[Data records]
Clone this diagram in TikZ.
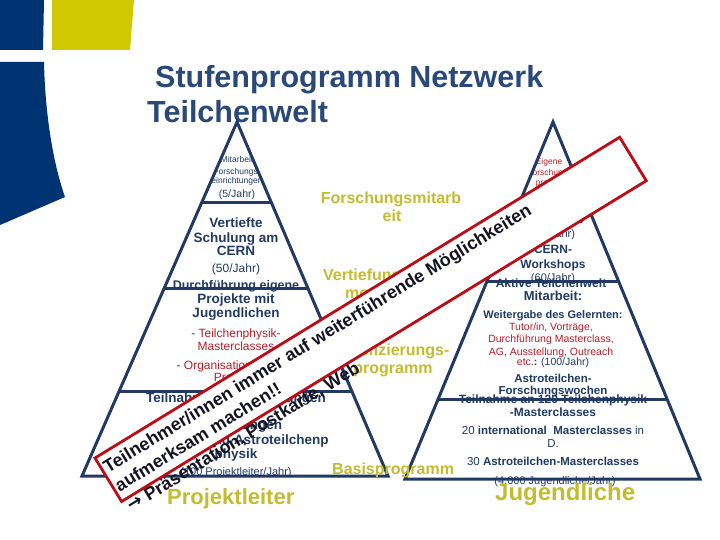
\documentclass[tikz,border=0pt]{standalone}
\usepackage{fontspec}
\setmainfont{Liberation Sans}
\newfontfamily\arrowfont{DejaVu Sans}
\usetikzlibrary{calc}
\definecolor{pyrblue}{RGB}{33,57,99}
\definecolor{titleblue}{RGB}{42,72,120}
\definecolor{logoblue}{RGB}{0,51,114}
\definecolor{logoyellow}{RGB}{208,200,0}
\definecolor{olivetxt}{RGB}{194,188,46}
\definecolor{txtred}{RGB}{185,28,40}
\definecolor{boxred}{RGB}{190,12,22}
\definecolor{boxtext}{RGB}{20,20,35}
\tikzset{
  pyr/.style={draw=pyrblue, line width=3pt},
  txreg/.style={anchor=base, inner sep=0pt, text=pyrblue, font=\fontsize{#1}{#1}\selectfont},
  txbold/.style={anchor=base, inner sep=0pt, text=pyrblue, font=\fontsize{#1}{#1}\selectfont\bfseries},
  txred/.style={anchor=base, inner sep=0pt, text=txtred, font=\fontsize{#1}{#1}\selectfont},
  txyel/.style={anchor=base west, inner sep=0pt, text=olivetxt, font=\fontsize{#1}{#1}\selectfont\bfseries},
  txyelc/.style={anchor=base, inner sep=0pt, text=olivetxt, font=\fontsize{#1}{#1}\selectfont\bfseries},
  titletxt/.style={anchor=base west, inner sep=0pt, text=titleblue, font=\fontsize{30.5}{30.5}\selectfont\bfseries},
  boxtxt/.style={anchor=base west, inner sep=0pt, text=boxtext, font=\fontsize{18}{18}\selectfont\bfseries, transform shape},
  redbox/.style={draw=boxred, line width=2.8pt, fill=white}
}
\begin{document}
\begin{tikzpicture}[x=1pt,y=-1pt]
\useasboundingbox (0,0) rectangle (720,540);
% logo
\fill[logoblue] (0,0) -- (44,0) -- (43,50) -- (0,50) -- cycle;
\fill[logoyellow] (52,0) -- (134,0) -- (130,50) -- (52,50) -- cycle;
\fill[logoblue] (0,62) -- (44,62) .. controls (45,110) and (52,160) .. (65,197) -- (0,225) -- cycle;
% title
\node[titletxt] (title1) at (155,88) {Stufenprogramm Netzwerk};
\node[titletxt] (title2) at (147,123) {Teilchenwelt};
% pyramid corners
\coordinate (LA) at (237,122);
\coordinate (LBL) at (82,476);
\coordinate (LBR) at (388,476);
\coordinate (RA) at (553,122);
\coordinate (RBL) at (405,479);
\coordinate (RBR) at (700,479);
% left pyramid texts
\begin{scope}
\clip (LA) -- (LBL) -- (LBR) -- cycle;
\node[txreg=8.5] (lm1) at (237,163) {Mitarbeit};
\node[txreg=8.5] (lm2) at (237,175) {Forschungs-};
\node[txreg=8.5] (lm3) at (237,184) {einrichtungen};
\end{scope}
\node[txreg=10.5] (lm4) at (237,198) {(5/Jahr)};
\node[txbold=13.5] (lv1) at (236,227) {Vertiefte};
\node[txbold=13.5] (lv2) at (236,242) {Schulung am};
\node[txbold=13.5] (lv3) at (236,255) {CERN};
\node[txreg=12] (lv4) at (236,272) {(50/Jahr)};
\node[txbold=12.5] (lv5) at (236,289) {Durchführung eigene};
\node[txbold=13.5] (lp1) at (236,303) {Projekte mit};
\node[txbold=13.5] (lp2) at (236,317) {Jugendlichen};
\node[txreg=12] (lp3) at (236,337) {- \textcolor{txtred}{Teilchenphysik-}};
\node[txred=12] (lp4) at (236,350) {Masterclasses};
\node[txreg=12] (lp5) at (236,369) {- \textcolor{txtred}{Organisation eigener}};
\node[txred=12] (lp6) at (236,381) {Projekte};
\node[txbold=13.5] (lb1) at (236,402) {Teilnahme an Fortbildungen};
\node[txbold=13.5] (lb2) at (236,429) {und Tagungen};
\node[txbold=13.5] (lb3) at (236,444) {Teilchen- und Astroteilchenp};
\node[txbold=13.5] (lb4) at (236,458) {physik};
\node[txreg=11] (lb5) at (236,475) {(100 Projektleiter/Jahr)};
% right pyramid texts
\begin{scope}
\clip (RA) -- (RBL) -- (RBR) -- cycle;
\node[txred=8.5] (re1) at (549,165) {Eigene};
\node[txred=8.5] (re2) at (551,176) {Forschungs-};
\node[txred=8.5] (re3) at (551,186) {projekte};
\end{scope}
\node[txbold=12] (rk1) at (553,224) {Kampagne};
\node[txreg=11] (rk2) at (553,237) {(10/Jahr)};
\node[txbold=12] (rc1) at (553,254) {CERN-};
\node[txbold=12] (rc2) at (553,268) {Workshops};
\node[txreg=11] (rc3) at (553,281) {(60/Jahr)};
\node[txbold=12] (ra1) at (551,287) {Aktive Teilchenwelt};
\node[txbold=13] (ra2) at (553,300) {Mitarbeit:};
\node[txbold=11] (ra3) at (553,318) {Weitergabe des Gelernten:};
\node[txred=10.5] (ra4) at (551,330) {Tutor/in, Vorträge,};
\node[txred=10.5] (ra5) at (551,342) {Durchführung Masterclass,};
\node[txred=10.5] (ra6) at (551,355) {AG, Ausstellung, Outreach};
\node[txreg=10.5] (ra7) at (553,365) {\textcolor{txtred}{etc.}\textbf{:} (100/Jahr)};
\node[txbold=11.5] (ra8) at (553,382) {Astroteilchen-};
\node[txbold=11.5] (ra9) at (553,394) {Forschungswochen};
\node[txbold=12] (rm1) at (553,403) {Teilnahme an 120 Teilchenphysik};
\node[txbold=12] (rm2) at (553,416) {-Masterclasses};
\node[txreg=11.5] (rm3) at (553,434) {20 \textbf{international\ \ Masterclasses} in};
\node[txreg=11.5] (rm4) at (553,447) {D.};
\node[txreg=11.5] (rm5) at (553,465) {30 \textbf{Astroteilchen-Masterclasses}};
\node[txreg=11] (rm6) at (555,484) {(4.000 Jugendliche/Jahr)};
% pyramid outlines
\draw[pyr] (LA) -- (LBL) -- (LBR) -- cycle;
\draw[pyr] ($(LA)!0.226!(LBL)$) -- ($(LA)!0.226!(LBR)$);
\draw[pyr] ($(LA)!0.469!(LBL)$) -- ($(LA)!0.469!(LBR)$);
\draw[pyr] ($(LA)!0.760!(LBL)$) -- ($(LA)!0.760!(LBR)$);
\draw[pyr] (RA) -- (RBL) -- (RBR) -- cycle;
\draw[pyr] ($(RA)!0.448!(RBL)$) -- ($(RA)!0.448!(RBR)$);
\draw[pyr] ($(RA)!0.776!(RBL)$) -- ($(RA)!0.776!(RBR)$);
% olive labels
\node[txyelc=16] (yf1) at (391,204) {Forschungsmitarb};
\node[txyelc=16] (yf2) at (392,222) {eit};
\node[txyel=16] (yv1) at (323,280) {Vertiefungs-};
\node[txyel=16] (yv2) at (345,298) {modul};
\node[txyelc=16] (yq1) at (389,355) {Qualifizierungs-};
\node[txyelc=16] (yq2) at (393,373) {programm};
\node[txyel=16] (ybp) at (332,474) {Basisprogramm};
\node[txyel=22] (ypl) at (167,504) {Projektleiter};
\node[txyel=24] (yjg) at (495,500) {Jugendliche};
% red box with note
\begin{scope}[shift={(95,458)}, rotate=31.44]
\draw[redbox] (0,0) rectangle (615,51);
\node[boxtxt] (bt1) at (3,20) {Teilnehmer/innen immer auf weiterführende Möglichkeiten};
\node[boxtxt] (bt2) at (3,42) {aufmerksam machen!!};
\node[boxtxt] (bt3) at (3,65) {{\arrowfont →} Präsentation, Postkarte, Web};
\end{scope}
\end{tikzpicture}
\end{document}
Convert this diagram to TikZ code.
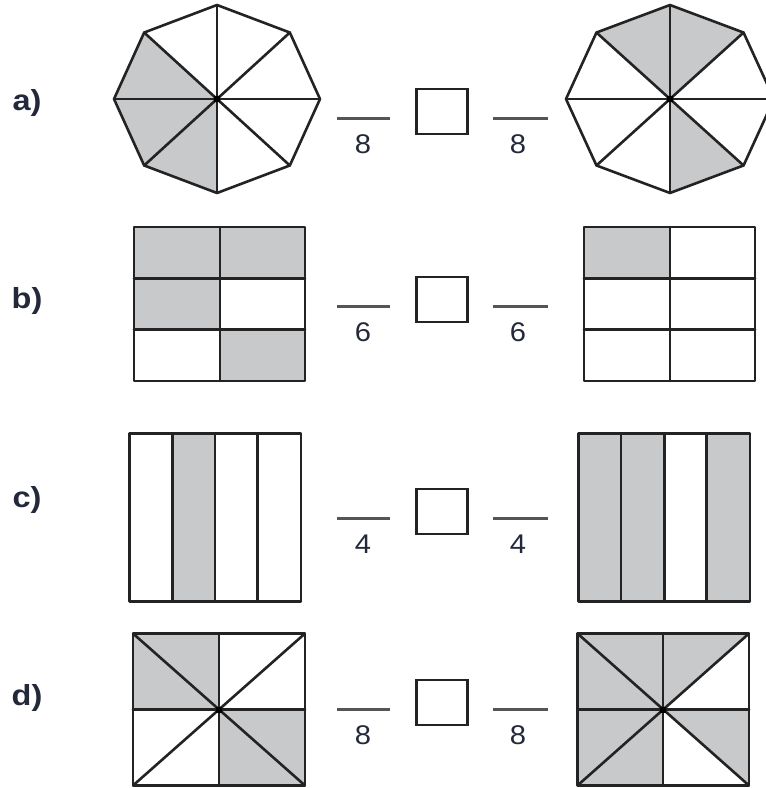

- **Exercise task**:
Retype every entry verbatim and exclude the pictures from the copy.

- **Solution below**:
Clone this diagram in TikZ.
\documentclass[tikz,border=0pt]{standalone}
\usepackage{fontspec}
\setmainfont{Liberation Sans}
\newfontfamily\arrowfont{DejaVu Sans}
\usetikzlibrary{calc}
\definecolor{pyrblue}{RGB}{33,57,99}
\definecolor{titleblue}{RGB}{42,72,120}
\definecolor{logoblue}{RGB}{0,51,114}
\definecolor{logoyellow}{RGB}{208,200,0}
\definecolor{olivetxt}{RGB}{194,188,46}
\definecolor{txtred}{RGB}{185,28,40}
\definecolor{boxred}{RGB}{190,12,22}
\definecolor{boxtext}{RGB}{20,20,35}
\tikzset{
  pyr/.style={draw=pyrblue, line width=3pt},
  txreg/.style={anchor=base, inner sep=0pt, text=pyrblue, font=\fontsize{#1}{#1}\selectfont},
  txbold/.style={anchor=base, inner sep=0pt, text=pyrblue, font=\fontsize{#1}{#1}\selectfont\bfseries},
  txred/.style={anchor=base, inner sep=0pt, text=txtred, font=\fontsize{#1}{#1}\selectfont},
  txyel/.style={anchor=base west, inner sep=0pt, text=olivetxt, font=\fontsize{#1}{#1}\selectfont\bfseries},
  txyelc/.style={anchor=base, inner sep=0pt, text=olivetxt, font=\fontsize{#1}{#1}\selectfont\bfseries},
  titletxt/.style={anchor=base west, inner sep=0pt, text=titleblue, font=\fontsize{30.5}{30.5}\selectfont\bfseries},
  boxtxt/.style={anchor=base west, inner sep=0pt, text=boxtext, font=\fontsize{18}{18}\selectfont\bfseries, transform shape},
  redbox/.style={draw=boxred, line width=2.8pt, fill=white}
}
\begin{document}
\begin{tikzpicture}[x=1pt,y=-1pt]
\useasboundingbox (0,0) rectangle (720,540);
% logo
\fill[logoblue] (0,0) -- (44,0) -- (43,50) -- (0,50) -- cycle;
\fill[logoyellow] (52,0) -- (134,0) -- (130,50) -- (52,50) -- cycle;
\fill[logoblue] (0,62) -- (44,62) .. controls (45,110) and (52,160) .. (65,197) -- (0,225) -- cycle;
% title
\node[titletxt] (title1) at (155,88) {Stufenprogramm Netzwerk};
\node[titletxt] (title2) at (147,123) {Teilchenwelt};
% pyramid corners
\coordinate (LA) at (237,122);
\coordinate (LBL) at (82,476);
\coordinate (LBR) at (388,476);
\coordinate (RA) at (553,122);
\coordinate (RBL) at (405,479);
\coordinate (RBR) at (700,479);
% left pyramid texts
\begin{scope}
\clip (LA) -- (LBL) -- (LBR) -- cycle;
\node[txreg=8.5] (lm1) at (237,163) {Mitarbeit};
\node[txreg=8.5] (lm2) at (237,175) {Forschungs-};
\node[txreg=8.5] (lm3) at (237,184) {einrichtungen};
\end{scope}
\node[txreg=10.5] (lm4) at (237,198) {(5/Jahr)};
\node[txbold=13.5] (lv1) at (236,227) {Vertiefte};
\node[txbold=13.5] (lv2) at (236,242) {Schulung am};
\node[txbold=13.5] (lv3) at (236,255) {CERN};
\node[txreg=12] (lv4) at (236,272) {(50/Jahr)};
\node[txbold=12.5] (lv5) at (236,289) {Durchführung eigene};
\node[txbold=13.5] (lp1) at (236,303) {Projekte mit};
\node[txbold=13.5] (lp2) at (236,317) {Jugendlichen};
\node[txreg=12] (lp3) at (236,337) {- \textcolor{txtred}{Teilchenphysik-}};
\node[txred=12] (lp4) at (236,350) {Masterclasses};
\node[txreg=12] (lp5) at (236,369) {- \textcolor{txtred}{Organisation eigener}};
\node[txred=12] (lp6) at (236,381) {Projekte};
\node[txbold=13.5] (lb1) at (236,402) {Teilnahme an Fortbildungen};
\node[txbold=13.5] (lb2) at (236,429) {und Tagungen};
\node[txbold=13.5] (lb3) at (236,444) {Teilchen- und Astroteilchenp};
\node[txbold=13.5] (lb4) at (236,458) {physik};
\node[txreg=11] (lb5) at (236,475) {(100 Projektleiter/Jahr)};
% right pyramid texts
\begin{scope}
\clip (RA) -- (RBL) -- (RBR) -- cycle;
\node[txred=8.5] (re1) at (549,165) {Eigene};
\node[txred=8.5] (re2) at (551,176) {Forschungs-};
\node[txred=8.5] (re3) at (551,186) {projekte};
\end{scope}
\node[txbold=12] (rk1) at (553,224) {Kampagne};
\node[txreg=11] (rk2) at (553,237) {(10/Jahr)};
\node[txbold=12] (rc1) at (553,254) {CERN-};
\node[txbold=12] (rc2) at (553,268) {Workshops};
\node[txreg=11] (rc3) at (553,281) {(60/Jahr)};
\node[txbold=12] (ra1) at (551,287) {Aktive Teilchenwelt};
\node[txbold=13] (ra2) at (553,300) {Mitarbeit:};
\node[txbold=11] (ra3) at (553,318) {Weitergabe des Gelernten:};
\node[txred=10.5] (ra4) at (551,330) {Tutor/in, Vorträge,};
\node[txred=10.5] (ra5) at (551,342) {Durchführung Masterclass,};
\node[txred=10.5] (ra6) at (551,355) {AG, Ausstellung, Outreach};
\node[txreg=10.5] (ra7) at (553,365) {\textcolor{txtred}{etc.}\textbf{:} (100/Jahr)};
\node[txbold=11.5] (ra8) at (553,382) {Astroteilchen-};
\node[txbold=11.5] (ra9) at (553,394) {Forschungswochen};
\node[txbold=12] (rm1) at (553,403) {Teilnahme an 120 Teilchenphysik};
\node[txbold=12] (rm2) at (553,416) {-Masterclasses};
\node[txreg=11.5] (rm3) at (553,434) {20 \textbf{international\ \ Masterclasses} in};
\node[txreg=11.5] (rm4) at (553,447) {D.};
\node[txreg=11.5] (rm5) at (553,465) {30 \textbf{Astroteilchen-Masterclasses}};
\node[txreg=11] (rm6) at (555,484) {(4.000 Jugendliche/Jahr)};
% pyramid outlines
\draw[pyr] (LA) -- (LBL) -- (LBR) -- cycle;
\draw[pyr] ($(LA)!0.226!(LBL)$) -- ($(LA)!0.226!(LBR)$);
\draw[pyr] ($(LA)!0.469!(LBL)$) -- ($(LA)!0.469!(LBR)$);
\draw[pyr] ($(LA)!0.760!(LBL)$) -- ($(LA)!0.760!(LBR)$);
\draw[pyr] (RA) -- (RBL) -- (RBR) -- cycle;
\draw[pyr] ($(RA)!0.448!(RBL)$) -- ($(RA)!0.448!(RBR)$);
\draw[pyr] ($(RA)!0.776!(RBL)$) -- ($(RA)!0.776!(RBR)$);
% olive labels
\node[txyelc=16] (yf1) at (391,204) {Forschungsmitarb};
\node[txyelc=16] (yf2) at (392,222) {eit};
\node[txyel=16] (yv1) at (323,280) {Vertiefungs-};
\node[txyel=16] (yv2) at (345,298) {modul};
\node[txyelc=16] (yq1) at (389,355) {Qualifizierungs-};
\node[txyelc=16] (yq2) at (393,373) {programm};
\node[txyel=16] (ybp) at (332,474) {Basisprogramm};
\node[txyel=22] (ypl) at (167,504) {Projektleiter};
\node[txyel=24] (yjg) at (495,500) {Jugendliche};
% red box with note
\begin{scope}[shift={(95,458)}, rotate=31.44]
\draw[redbox] (0,0) rectangle (615,51);
\node[boxtxt] (bt1) at (3,20) {Teilnehmer/innen immer auf weiterführende Möglichkeiten};
\node[boxtxt] (bt2) at (3,42) {aufmerksam machen!!};
\node[boxtxt] (bt3) at (3,65) {{\arrowfont →} Präsentation, Postkarte, Web};
\end{scope}
\end{tikzpicture}
\end{document}
Convert this diagram to TikZ code.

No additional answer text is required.